Organist Joe Bucci recorded his only major-label album, Wild About Basie!, for Capitol Records in 1962. It earned a 3-star review in Down Beat’s May 9, 1963 issue. Bucci (1927-2008), from Malden, Mass., worked in a duo with drummer Joe Riddick at the time. His work was marked by its easy swing and relentless bass lines, played on the foot pedals. His manager called that bass “the third man who isn’t there.”

Cover of Wild About Basie!

Joe Bucci’s Wild About Basie!, Capitol ST-1840

Organist (and accordionist) Joe Bucci wasn’t the only guy playing the Hammond B-3 in Boston in the 1960s. Hillary Rose, Fingers Pearson, Hopeton Johnson, Walter Radcliffe, and others were playing it in the South End clubs from the late fifties on. While all those players worked in more typical organ trios, Bucci preferred to work in a duo. And he was stylistically different, too. There was more Wild Bill Davis about him than Jimmy Smith.

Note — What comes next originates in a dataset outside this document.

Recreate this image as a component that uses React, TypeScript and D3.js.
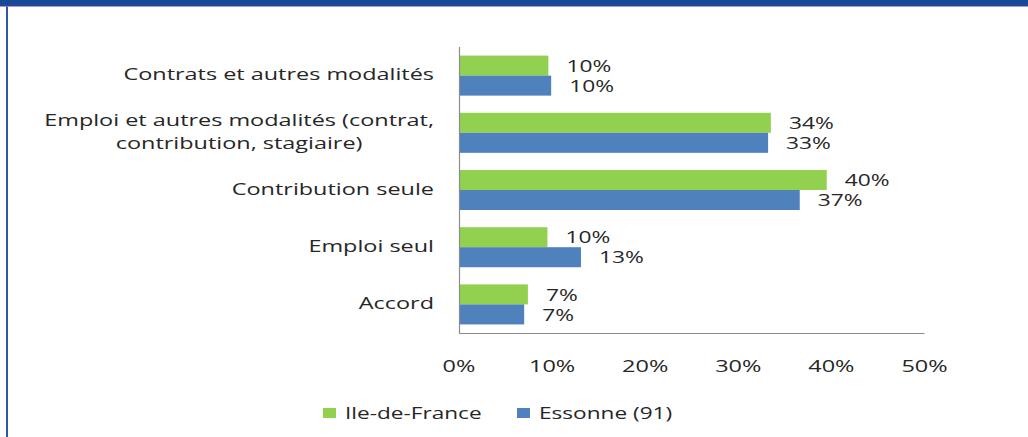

Bucci’s big break came at the Agganis Arena in Lynn, on Aug 21, 1961, Count Basie’s 57th birthday. Bucci and Riddick opened the show for Basie Band. The Count was impressed, and he booked Bucci for a month in his New York club. Perhaps he also put in some good words in the right places, because Bucci landed on the program at the Newport Jazz Festival in 1962, and recording for Capitol. Joe’s Wild About Basie! presented an all-Basie program of favorites old and new, including “Splanky,” “Shiny Stockings,” and “Woodside.”

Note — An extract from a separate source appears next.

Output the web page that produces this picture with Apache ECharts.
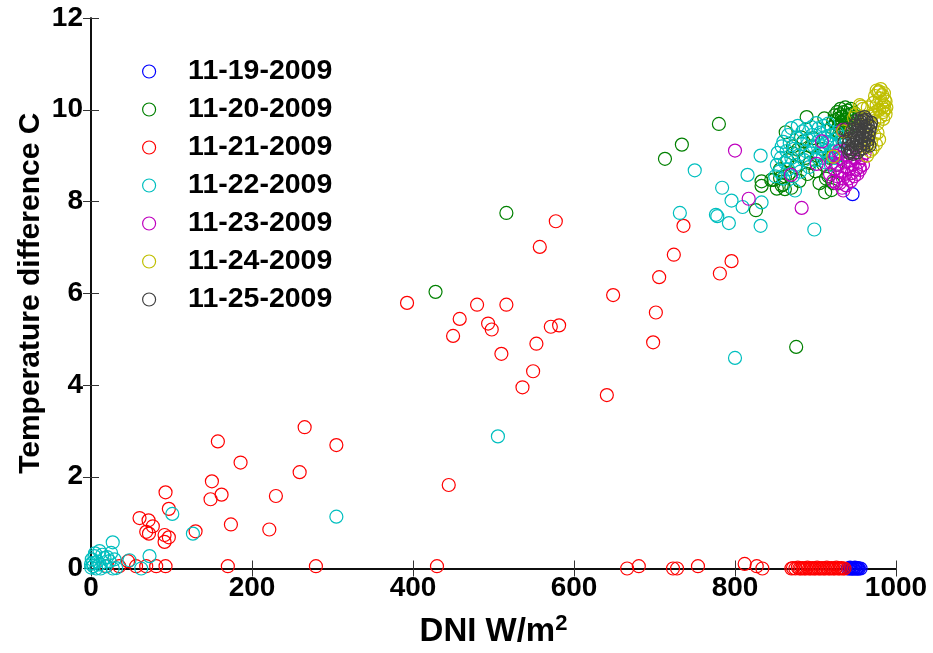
<!DOCTYPE html>
<html>
<head>
<meta charset="utf-8">
<script src="https://cdn.jsdelivr.net/npm/echarts@6/dist/echarts.min.js"></script>
<style>html,body{margin:0;padding:0;background:#fff;}#c{width:933px;height:653px;}</style>
</head>
<body>
<div id="c"></div>
<script>
var seriesNames = ['11-19-2009','11-20-2009','11-21-2009','11-22-2009','11-23-2009','11-24-2009','11-25-2009'];
var seriesColors = ['#0000ff','#008000','#ff0000','#00bfbf','#bf00bf','#bfbf00','#404040'];
var xTicks = [0,200,400,600,800,1000];
var yTicks = [0,2,4,6,8,10,12];

var d1119 = [[940,0],[942,0],[943,0.02],[944,0],[945,0],[946,0.01],[947,0],[948,0],[949,0.02],[950,0],[951,0],[952,0.01],[953,0],[954,0],[956,0],[946,8.16]];

var d1120 = [[516,7.75],[428,6.03],[780,9.69],[713,8.93],[734,9.24],[826,7.81],[833,8.44],[833,8.34],[876,4.83],[889,9.84],[863,9.51],[911,9.81],
[845,8.47],[856,8.51],[860,8.37],[862,8.27],[872,9.2],
[848,8.47],[852,8.28],[856,8.70],[858,8.35],[862,8.55],[865,8.90],[868,8.62],[870,8.30],[872,9.05],[875,8.75],[878,9.13],[880,8.45],[882,9.40],[885,9.31],[888,8.95],[890,8.60],[893,8.84],[895,9.20],[897,9.38],[900,8.66],[902,9.00],[905,8.40],[908,9.15],[910,8.80],[913,8.50],[916,8.55],[918,8.95],[922,8.40],[926,8.80],[920,8.25],[912,8.20],
[920,9.62],[922,9.75],[924,9.88],[925,9.70],[927,9.95],[928,9.80],[929,9.65],[930,9.90],[931,10.02],[932,9.72],[933,9.85],[934,9.60],[935,9.95],[936,9.78],[937,10.05],[938,9.68],[939,9.88],[940,9.98],[941,9.75],[942,9.62],[943,9.90],[944,10.02],[945,9.80],[947,9.70],[948,9.93],[950,9.85],[926,9.55],[930,9.50],[936,9.55]];

var d1121 = [[157.6,2.77],[265.4,3.08],[304.8,2.69],[185.8,2.31],[259.2,2.10],[150.2,1.90],[162.2,1.61],[148.5,1.51],[229.7,1.58],[92.6,1.66],[96.7,1.30],[60.3,1.10],[71.5,1.05],[76.8,0.92],[68.6,0.80],[72,0.76],[91.4,0.73],[91.4,0.58],[96.7,0.68],[129.9,0.81],[173.8,0.96],[221.5,0.85],
[19,0.05],[35,0.05],[46,0.16],[56,0.05],[68.6,0.05],[81,0.05],[92.6,0.05],[170,0.05],[279.4,0.05],
[577.4,7.57],[557.5,7.01],[392.6,5.79],[479.6,5.75],[516,5.75],[458,5.44],[449.8,5.07],[493.3,5.34],[497.8,5.21],[571.2,5.27],[581.5,5.30],[553.3,4.90],[509.8,4.68],[549.2,4.30],[536,3.95],[444.4,1.82],[648.6,5.96],[640.8,3.78],[724,6.84],[705.8,6.35],[701.7,5.58],[698.3,4.93],[736,7.47],[795.7,6.70],[781.2,6.43],
[429.8,0.05],[666,0],[680.5,0.05],[723,0],[728,0],[754,0.05],[812,0.1],[827,0.05],[834,0],
[870,0],[872,0.01],[875,0],[878,0.02],[880,0],[882,0],[884,0.01],[886,0],[888,0],[890,0.02],[892,0],[894,0],[896,0.01],[898,0],[900,0],[902,0.02],[904,0],[906,0],[908,0.01],[910,0],[912,0],[914,0.02],[916,0],[918,0],[920,0.01],[922,0],[924,0],[926,0.02],[928,0],[930,0],[932,0.01],[934,0],[936,0]];

var d1122 = [[101,1.19],[304.8,1.13],[126.6,0.76],[27,0.57],[72.7,0.27],[47.8,0.18],[62.4,0],[27,0],[10.6,0.38],[25,0.34],[4.3,0.27],[16.8,0.23],[29.2,0.2],[2.3,0.12],[10.6,0.09],[23,0.16],[0.2,0.02],[6.4,0],[31.3,0.01],[1,0.2],[3,0.05],[8,0.15],[14,0.3],[18,0.05],[12,0.0],[20,0.25],[0,0.1],[5,0.33],
[505.5,2.88],[800,4.59],[731.5,7.75],[750,8.68],[831.8,9.0],[815.6,8.58],[784,8.30],[795.7,8.02],[809.4,7.88],[833,7.98],[776.3,7.71],[778,7.68],[792.4,7.53],[831.8,7.47],[874.5,8.24],[898.5,7.39],
[850,8.55],[852,8.80],[853,9.06],[855,8.65],[857,8.95],[858,9.20],[860,8.50],[862,8.85],[864,9.10],[866,8.70],[868,9.27],[870,8.95],[872,8.55],[874,9.15],[876,8.80],[877,9.40],[879,9.00],[881,8.65],[883,9.25],[884,9.53],[886,8.90],[888,9.10],[890,9.35],[892,8.75],[894,9.05],[896,9.45],[898,9.20],[900,8.90],[901,9.71],[903,9.30],[905,9.05],[906,9.50],[908,9.20],[909,8.95],[911,9.40],[912,9.10],[914,9.30],[915,9.55],[917,9.00],[918,9.25],[920,9.45],[921,9.10],[923,9.35],[924,8.95],[926,9.20],[927,9.50],[929,9.05],[930,9.30],[932,9.15],[933,9.40],[910,9.65],[916,9.70],[904,9.60],[895,9.62],[888,9.58],[866,9.45],[860,9.30],[870,9.60],[878,9.65],[913,8.85],[919,8.80],[925,9.00]];

var d1123 = [[800,9.11],[817,8.06],[882.8,7.86],[869.5,8.58],[908,9.31],[901.4,8.82],[934.5,8.24],[955.3,8.69],[934,9.56],
[918,8.60],[920,8.85],[922,8.45],[924,8.70],[925,9.00],[927,8.55],[928,8.80],[930,8.40],[931,8.95],[932,8.65],[934,8.50],[935,8.85],[936,9.10],[937,8.60],[938,8.35],[939,8.75],[940,9.00],[941,8.50],[942,8.70],[943,8.90],[944,8.45],[945,8.62],[946,8.80],[948,8.55],[949,8.95],[950,8.70],[952,8.60],[953,8.85],[955,8.75],[957,8.95],[959,8.80],[961,9.05],[926,8.40],[933,8.30],[929,9.10]];

var d1124 = [[922,8.98],[934.5,9.53],[957,10.07],[979,10.40],
[970,9.60],[971,9.90],[972,10.15],[973,9.75],[974,10.30],[975,9.95],[976,10.10],[977,9.70],[978,10.38],[979,10.00],[980,10.25],[981,9.85],[982,10.15],[983,10.32],[984,9.95],[985,10.10],[986,10.22],[987,9.90],[988,10.05],[987,10.18],[984,9.80],[986,10.00],[983,10.05],[976,10.42],[981,10.45],[985,10.36],[969,9.30],[971,9.15],[973,9.45],[975,9.25],[977,9.50],[979,9.35],[966,9.40],[963,9.20],[967,9.85],[965,10.05],[959,10.02],[955,10.10],[950,9.90],[948,9.82],[945,9.55],[961,9.65],[964,9.00],[968,9.10]];

var d1125 = [[942,9.06],[947,9.04],[952,9.07],
[940,9.16],[945,9.14],[950,9.17],[955,9.13],[959,9.16],
[941,9.26],[946,9.24],[951,9.27],[956,9.23],[960,9.26],[964,9.24],
[942,9.36],[947,9.34],[952,9.37],[957,9.33],[961,9.36],[965,9.34],
[944,9.46],[949,9.44],[954,9.47],[958,9.43],[962,9.46],[966,9.44],
[946,9.56],[951,9.54],[955,9.57],[959,9.53],[963,9.56],[967,9.54],
[949,9.66],[953,9.64],[957,9.67],[961,9.63],[965,9.66],[968,9.64],
[952,9.76],[956,9.74],[960,9.77],[964,9.73],
[957,9.82],[961,9.84],
[936,9.30],[938,9.58],[969,9.72],[967,9.22],[944,9.10],[963,9.78]];

var allData = [d1119,d1120,d1121,d1122,d1123,d1124,d1125];

var FONT = 'Liberation Sans';
var chart = echarts.init(document.getElementById('c'), null, {renderer:'canvas'});

var series = seriesNames.map(function(n,i){
  return {
    name: n, type: 'scatter', data: allData[i], xAxisIndex: 0, yAxisIndex: 0,
    symbol: 'circle', symbolSize: 13, clip: false,
    itemStyle: {color: 'rgba(0,0,0,0)', borderColor: seriesColors[i], borderWidth: 1.2, opacity: 1},
    emphasis: {disabled: true}, silent: true, animation: false
  };
});

var baseAxisLine = {show: true, lineStyle: {color: '#000', width: 1.5}};
var tickStyle = {show: true, inside: true, length: 8, lineStyle: {color: '#333', width: 1}};
var labelStyle = {color: '#000', fontSize: 28, fontWeight: 'bold', fontFamily: FONT};

chart.setOption({
  animation: false,
  backgroundColor: '#fff',
  grid: {left: 91, top: 18, width: 805, height: 551, containLabel: false},
  legend: {
    orient: 'vertical', left: 137, top: 52, itemGap: 9,
    itemWidth: 68, itemHeight: 13, icon: 'circle',
    itemStyle: {borderWidth: 1.2},
    textStyle: {fontSize: 28.5, fontWeight: 'bold', fontFamily: FONT, color: '#000'},
    data: seriesNames, selectedMode: false
  },
  xAxis: [{
    type: 'value', position: 'bottom', min: 0, max: 1000, interval: 200,
    axisLine: baseAxisLine, axisTick: tickStyle, splitLine: {show: false},
    axisLabel: Object.assign({margin: 6, formatter: function(v){ return String(v); }}, labelStyle),
    name: '{a|DNI W/m}{b|2}', nameLocation: 'middle', nameGap: 44, nameMoveOverlap: false,
    nameTextStyle: {rich: {
      a: {fontSize: 33, fontWeight: 'bold', fontFamily: FONT, color: '#000'},
      b: {fontSize: 22, fontWeight: 'bold', fontFamily: FONT, color: '#000', verticalAlign: 'top', padding: [0,0,16,0]}
    }}
  },{
    type: 'value', position: 'top', min: 0, max: 1000, interval: 200,
    axisLine: baseAxisLine, axisTick: tickStyle, splitLine: {show: false}, axisLabel: {show: false}
  }],
  yAxis: [{
    type: 'value', position: 'left', min: 0, max: 12, interval: 2,
    axisLine: baseAxisLine, axisTick: tickStyle, splitLine: {show: false},
    axisLabel: Object.assign({margin: 8}, labelStyle),
    name: 'Temperature difference C', nameLocation: 'middle', nameGap: 45, nameRotate: 90, nameMoveOverlap: false,
    nameTextStyle: {fontSize: 30, fontWeight: 'bold', fontFamily: FONT, color: '#000'}
  },{
    type: 'value', position: 'right', min: 0, max: 12, interval: 2,
    axisLine: baseAxisLine, axisTick: tickStyle, splitLine: {show: false}, axisLabel: {show: false}
  }],
  series: series
});
</script>
</body>
</html>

DB’s Harvey Pekar liked Bucci’s walking bass lines and the chords that sounded like whole sections of the Basie band. He did not like the brevity of the album tracks. All were shorter than three minutes, allowing no time to stretch out. “The results are pleasant if not significant,” concluded Pekar. “Bucci has an extroverted approach, but his work is tasteful, and he swings easily and is reasonably inventive.”

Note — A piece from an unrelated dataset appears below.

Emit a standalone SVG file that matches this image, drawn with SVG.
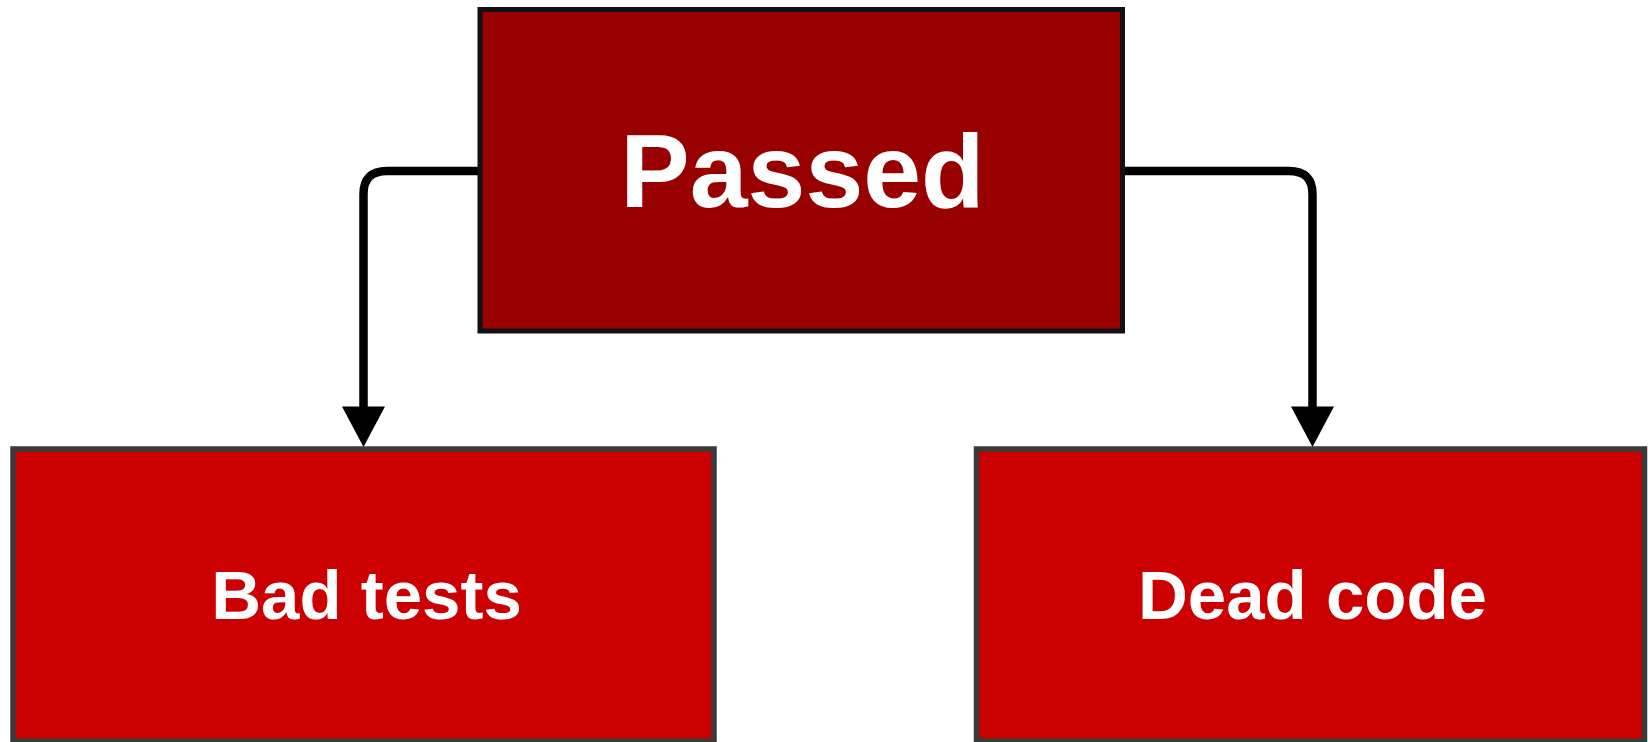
<svg xmlns="http://www.w3.org/2000/svg" width="1648" height="742" viewBox="0 0 1648 742">
<style>
.top{fill:#990000;stroke:#111;stroke-width:5}
.leaf{fill:#cc0000;stroke:#3a3a3a;stroke-width:5.5}
.lbl{font-family:"Liberation Sans",Arial,sans-serif;font-weight:bold;fill:#fff;text-anchor:middle}
.edge{fill:none;stroke:#000;stroke-width:8.5}
.head{fill:#000}
</style>
<rect width="1648" height="742" fill="#fff"/>
<g id="connectors">
<path class="edge" d="M480,171 H387 Q363.5,171 363.5,194 V410"/>
<polygon class="head" points="342,406.5 385,406.5 363.5,447"/>
<path class="edge" d="M1122.5,171 H1289 Q1312.5,171 1312.5,194 V410"/>
<polygon class="head" points="1291,406.5 1334,406.5 1312.5,447"/>
</g>
<g id="passed">
<rect class="top" x="480" y="9.5" width="642.5" height="321.5"/>
<text class="lbl" x="802.5" y="207" font-size="104">Passed</text>
</g>
<g id="bad-tests">
<rect class="leaf" x="13" y="449" width="701" height="292"/>
<text class="lbl" x="366.5" y="618.5" font-size="69">Bad tests</text>
</g>
<g id="dead-code">
<rect class="leaf" x="976.5" y="449" width="668" height="292"/>
<text class="lbl" x="1312.5" y="618.5" font-size="69">Dead code</text>
</g>
</svg>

Bucci played all the local clubs, but his home base was Lennie’s-on-the-Turnpike. When Lennie Sogoloff announced his jazz policy in October 1962, his first hire was Joe Bucci, and the always-popular North Shore resident was back an unprecedented 17 times between 1962 and 1969.

Bucci wanted to push the organ into a different kind of sound. With an electronics engineer, he customized his B-3, adding a string bass module, a set of vibes in a detached cabinet that he played from the keyboard, and finally a third keyboard, cannibalized from another Hammond, to provide instrument sounds ranging from baritone sax to banjo. Bucci nicknamed this three manual-keyboard organ “the Monster,” and it could sound like a whole section of the Basie band, a noteworthy achievement in those pre-synthesizer days.

Pekar wrote that Bucci’s “unhurried approach” enhanced the melody of “Li’l Darlin’.” That comes across in this version, despite the fact it has been “enhanced” for inclusion on an anthology. The anthology also states the band is the Joe Bucci Trio, but that’s only true if you include the Monster in the band.